Since I learned of their inception all the way back in the late aughts when I made the transition from someone who only drank light beer to someone who doesn’t know the difference between Simcoe and Cascade hops, but can name check them, I’ve been obsessed with the concept of farm breweries. I remember the first one I went to, situated in the central Virginia countryside just north of Richmond. We drove down a long dirt road to reach it, passing fences that clearly weren’t decorative, but built to keep animals from the hops that grew right on the property. The brewery was situated in an imposing building that could’ve been an old barn or Quaker church, and we listened to an acoustic guitarist on a patio, surrounded by long, sloping lawns that ended in fields of sunflowers and corn.

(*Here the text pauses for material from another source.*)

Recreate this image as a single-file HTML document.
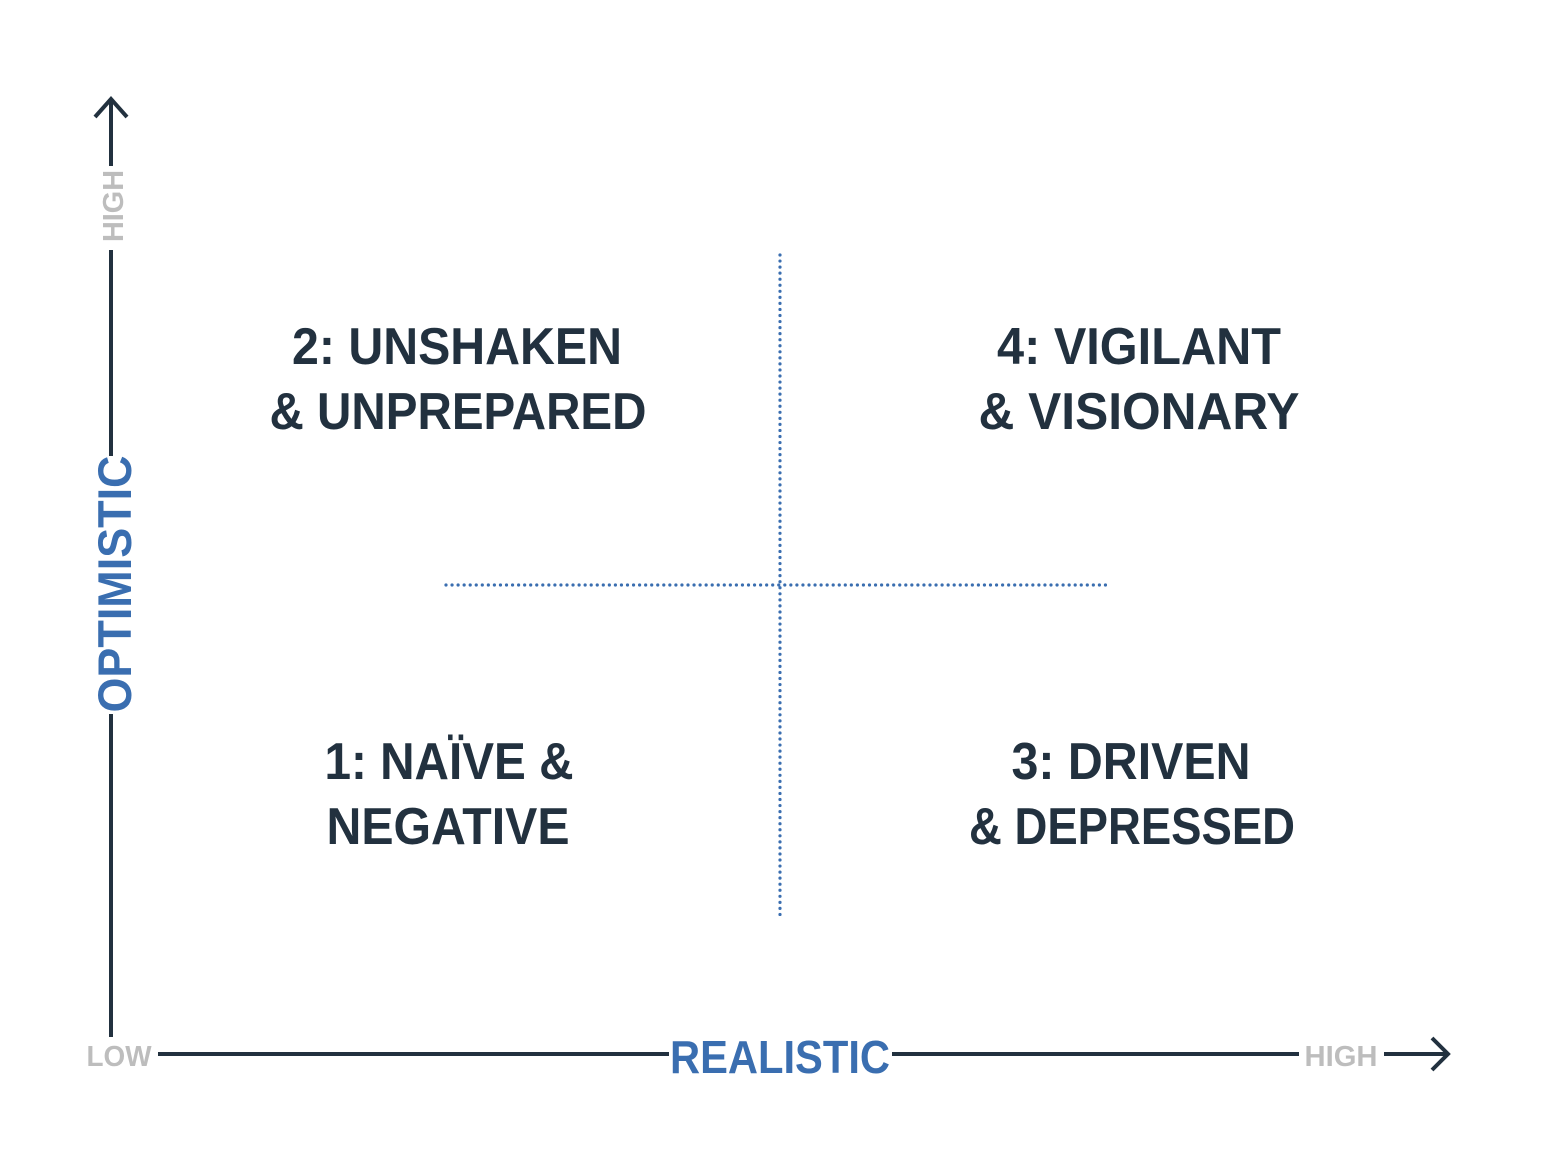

The scenery was pastoral. Bucolic. Agrarian. I almost want to say rustic, but this was clearly a working farm and not the dream wedding locale of your Pinterest-obsessed coworker Lauren. I was not inclined to say scatological, but said brewery was indeed called Licking Hole Creek, located smack dab in the middle of the town of Goochland. You can’t make this shit up.
Licking Hole Creek lived up to the hype. Drinking is more fun on a farm than in an industrial park, so I was excited upon my move to Asheville to find a farm brewery advertised 20 minutes away in the town of Etowah. The Sideways Farm Brewery had a pretty tasty spicy pale ale and a solid stout. It had a nice back deck, the woman serving the beer was very pleasant, and there was a chicken coop on the property. It was not however the farm brewery I was looking for. The views from the back deck were of the back of homes in a subdivision, the kind of place Pinterest-obsessed Lauren probably grew up. There’s a chance I’ll be back to Sideways Farm. I have nothing against it, but it didn’t invoke those bucolic vibes I was looking for. The greater Asheville area has a number of breweries that could be considered rustic. Turgua Brewing out in Fairview (which I’m a pretty big fan of) has heavy farm vibes, and the country views I’m looking for, but there aren’t any corn fields. No crops. No sunflowers. No corn.
Enter Flora Fonta Brewery’s Whippoorwill Farm in the unincorporated community of Nebo, just south of where I was hiking at the Linville Gorge this past weekend (and just north of Lake James for those trying to figure out why maybe you’ve heard of Nebo). The brewery, which is housed in an old dairy barn, has everything my rustic little heart desired: the aforementioned barn! Weathered looking fencing! Picnic tables spread out in a pasture! Rows of corn! And least you think I’m being sarcastic, I assure you I’m not. It was the perfect place to stop post hike, and exactly the kind of spot I want to spend a Saturday or Sunday afternoon. It also had the added bonus of the gorgeous gorge mountains sitting in exactly the perfect spot at the end of the pasture, a sourdough pizza food truck (I had a white pizza with ranch that I keep talking to people at work about), and alcoholic slushies. It was much more than pastoral. It was idyllic. I’m already excited about a fall-foliage visit.